2022-04-16 Thread Peter J. Holzer
On 2022-04-14 19:31:58 +0200, Marco Sulla wrote:
> On Wed, 13 Apr 2022 at 20:05, Peter J. Holzer  wrote:
> >
> > On 2022-04-12 21:03:00 +0200, Marco Sulla wrote:
> > > On Tue, 29 Mar 2022 at 00:10, Peter J. Holzer  wrote:
> > > > They are are about a year apart, so they will usually contain
> > > > different versions of most packages right from the start. So the
> > > > Ubuntu and Debian security teams probably can't benefit much
> > > > from each other.
> > >
> > > Well, this is what my updater on Lubuntu says to me today:
[...]
> > > - debian/patches/CVE-2018-16301.patch: Add check of
[...]
> > > - debian/patches/CVE-2020-8037.patch: Add a limit to the
[...]
> > > I use an LTS version. So it seems that Ubuntu benefits from Debian
> > > security patches.
> >
> > Why do you think so? Because the release notes mention
> > debian/patches/*.patch?
> 
> Of course.
> 
> > This may be an artefact of the build process.

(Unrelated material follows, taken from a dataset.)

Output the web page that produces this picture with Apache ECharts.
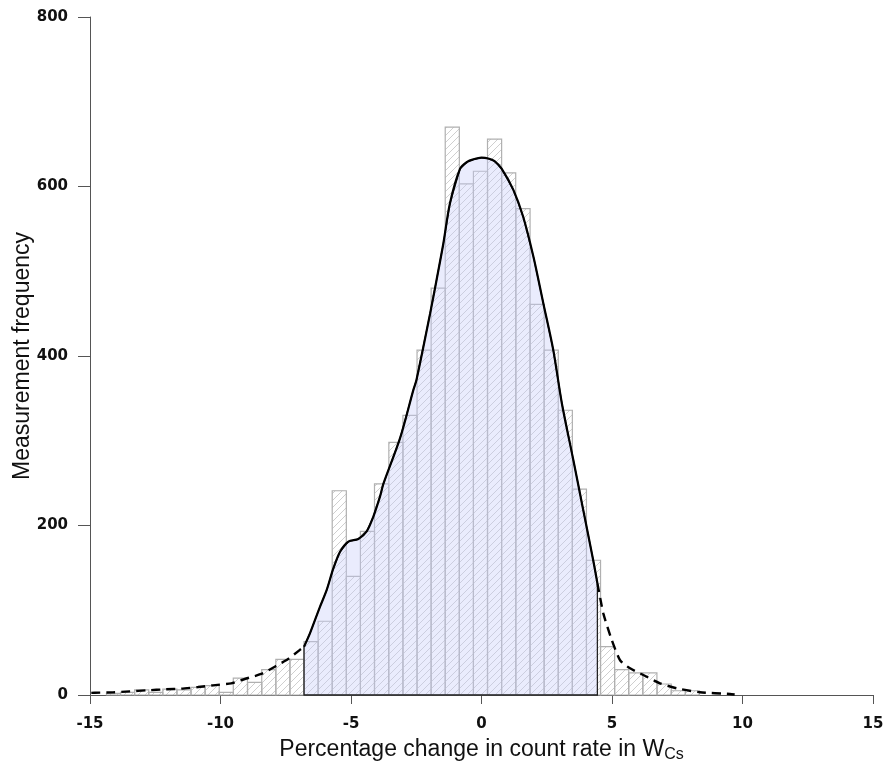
<!DOCTYPE html>
<html>
<head>
<meta charset="utf-8">
<script src="https://cdn.jsdelivr.net/npm/echarts@6/dist/echarts.min.js"></script>
<style>
html,body{margin:0;padding:0;background:#fff;}
#c{width:885px;height:767px;}
</style>
</head>
<body>
<div id="c"></div>
<script>
// Histogram bins (left edges, %), common bin width and counts
const binWidth = 0.541;
const binLefts = [-14.37,-13.83,-13.29,-12.75,-12.21,-11.67,-11.13,-10.59,-10.05,-9.51,-8.96,-8.42,-7.88,-7.34,
  -6.80,-6.26,-5.72,-5.18,-4.64,-4.10,-3.55,-3.01,-2.47,-1.93,-1.39,-0.85,-0.31,0.23,0.77,1.32,1.86,2.40,2.94,3.48,4.02,
  4.56,5.10,5.64,6.18,6.73,7.27,7.81];
const counts = [2,3,6,3,7,6,9,11,3,20,15,30,42,42,
  63,87,241,140,193,249,298,330,407,480,670,603,618,656,616,574,461,407,336,243,159,
  57,30,26,26,13,5,5];

// Density curve, solid (shaded) part
const curveX = [-6.80,-6.57,-6.19,-5.93,-5.68,-5.42,-5.10,-4.72,-4.40,-4.15,-3.89,-3.76,-3.12,-2.61,-2.49,-1.97,-1.72,-1.46,-1.21,-0.82,-0.55,-0.31,0.00,0.26,0.50,0.77,1.22,1.60,1.99,2.37,2.75,3.08,3.52,3.90,4.28,4.44];
const curveY = [57,73,104,124,149,169,181,184,193,210,234,249,303,360,372,450,490,533,580,621,629,632,634,633,630,621,596,564,517,462,407,344,277,218,159,132];
// Density curve, dashed tails
const tailLeftX = [-14.95,-14.82,-14.12,-13.48,-12.84,-12.08,-11.50,-10.86,-10.29,-9.59,-9.07,-8.44,-7.92,-7.41,-6.97,-6.80];
const tailLeftY = [2.5,2.7,3.1,4.3,5.5,6.7,7.5,9.4,11.4,13.8,18.9,24.8,33.4,42.5,53,57];
const tailRightX = [4.44,4.67,4.99,5.31,5.69,6.20,6.84,7.48,8.37,9.52,9.70];
const tailRightY = [132,96,65,41,31.5,23.6,13.8,7.9,3.2,1.2,0.6];

const xTicks = [-15,-10,-5,0,5,10,15];
const yTicks = [0,200,400,600,800];

// hatch pattern
const tile = document.createElement('canvas');
tile.width = 7; tile.height = 7;
(function(){
  const g = tile.getContext('2d');
  g.strokeStyle = '#cfcfcf';
  g.lineWidth = 1;
  g.beginPath();
  g.moveTo(0,7); g.lineTo(7,0);
  g.moveTo(-1,1); g.lineTo(1,-1);
  g.moveTo(6,8); g.lineTo(8,6);
  g.stroke();
})();

const histData = binLefts.map((l,i)=>[l, l+binWidth, counts[i]]);
const solidData = curveX.map((x,i)=>[x, curveY[i]]);
const dashData = tailLeftX.map((x,i)=>[x, tailLeftY[i]]).concat([[null,null]], tailRightX.map((x,i)=>[x, tailRightY[i]]));

const chart = echarts.init(document.getElementById('c'), null, {renderer:'canvas'});
const tickFont = {fontFamily:'DejaVu Sans', fontWeight:'bold', fontSize:15, color:'#111'};
chart.setOption({
  animation:false,
  grid:{left:90, right:12, top:17, bottom:72, containLabel:false, outerBoundsMode:'none'},
  xAxis:{
    type:'value', min:-15, max:15, interval:5,
    name:'{a|Percentage change in count rate in W}{s|Cs}',
    nameLocation:'middle', nameGap:42, nameMoveOverlap:false,
    nameTextStyle:{rich:{
      a:{fontFamily:'Liberation Sans, Arial', fontSize:23, color:'#111', lineHeight:26},
      s:{fontFamily:'Liberation Sans, Arial', fontSize:16, color:'#111', lineHeight:26, verticalAlign:'bottom'}
    }},
    axisLine:{show:true, onZero:false, lineStyle:{color:'#555', width:1}},
    axisTick:{show:true, length:9, lineStyle:{color:'#555'}},
    axisLabel:Object.assign({margin:22, formatter:v=>String(v)}, tickFont),
    splitLine:{show:false}
  },
  yAxis:{
    type:'value', min:0, max:800, interval:200,
    name:'Measurement frequency', nameLocation:'middle', nameGap:56, nameRotate:90, nameMoveOverlap:false,
    nameTextStyle:{fontFamily:'Liberation Sans, Arial', fontSize:23, color:'#111'},
    axisLine:{show:true, onZero:false, lineStyle:{color:'#555', width:1}},
    axisTick:{show:true, length:12, lineStyle:{color:'#555'}},
    axisLabel:Object.assign({margin:22}, tickFont),
    splitLine:{show:false}
  },
  series:[
    {
      type:'custom', z:1, clip:false,
      data:histData,
      encode:{x:[0,1], y:2},
      renderItem:function(params, api){
        const p0 = api.coord([api.value(0), api.value(2)]);
        const p1 = api.coord([api.value(1), 0]);
        return {type:'rect',
          shape:{x:p0[0], y:p0[1], width:p1[0]-p0[0], height:p1[1]-p0[1]},
          style:{fill:{image:tile, repeat:'repeat'}, stroke:'#b0b0b0', lineWidth:1.2}};
      }
    },
    {
      type:'custom', z:2, clip:false,
      data:[0],
      renderItem:function(params, api){
        const pts = [api.coord([curveX[0],0])];
        for (let i=0;i<curveX.length;i++) pts.push(api.coord([curveX[i], curveY[i]]));
        pts.push(api.coord([curveX[curveX.length-1],0]));
        return {type:'polygon', shape:{points:pts},
          style:{fill:'rgba(200,206,250,0.38)', stroke:'#222', lineWidth:1.3}};
      }
    },
    {
      type:'line', z:3, data:solidData, symbol:'none', smooth:0.3,
      lineStyle:{color:'#000', width:2.2}
    },
    {
      type:'line', z:3, data:dashData, symbol:'none', smooth:0.2, connectNulls:false,
      lineStyle:{color:'#000', width:2.4, type:[9,6]}
    }
  ]
});
</script>
</body>
</html>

The build tools for .deb
> > packages expect all kinds of meta-data to live in a subdirectory called
> > "debian", even on non-debian systems. This includes patches, at least if
> > the maintainer is using quilt (which AFAIK is currently the recommended
> > tool for that purpose).
> 
> And why does the security update package contain metadata about Debian
> patches,

It doesn't (or at least you can't conclude that from the evidence you
posted).

There is a subdirectory called "debian" in the build directory of every
.deb package. This is true on Debian, Ubuntu and every other
distribution which uses the .deb package format. This directory is
required by the build tools and it contains all the data (e.g. build
instructions, dependencies, patches, description, extra documentation)
which was added by the packager. The name of the directory does not
imply that any of the files there was created by Debian. I have built
quite a few packages myself and I'm not a member of the Debian team.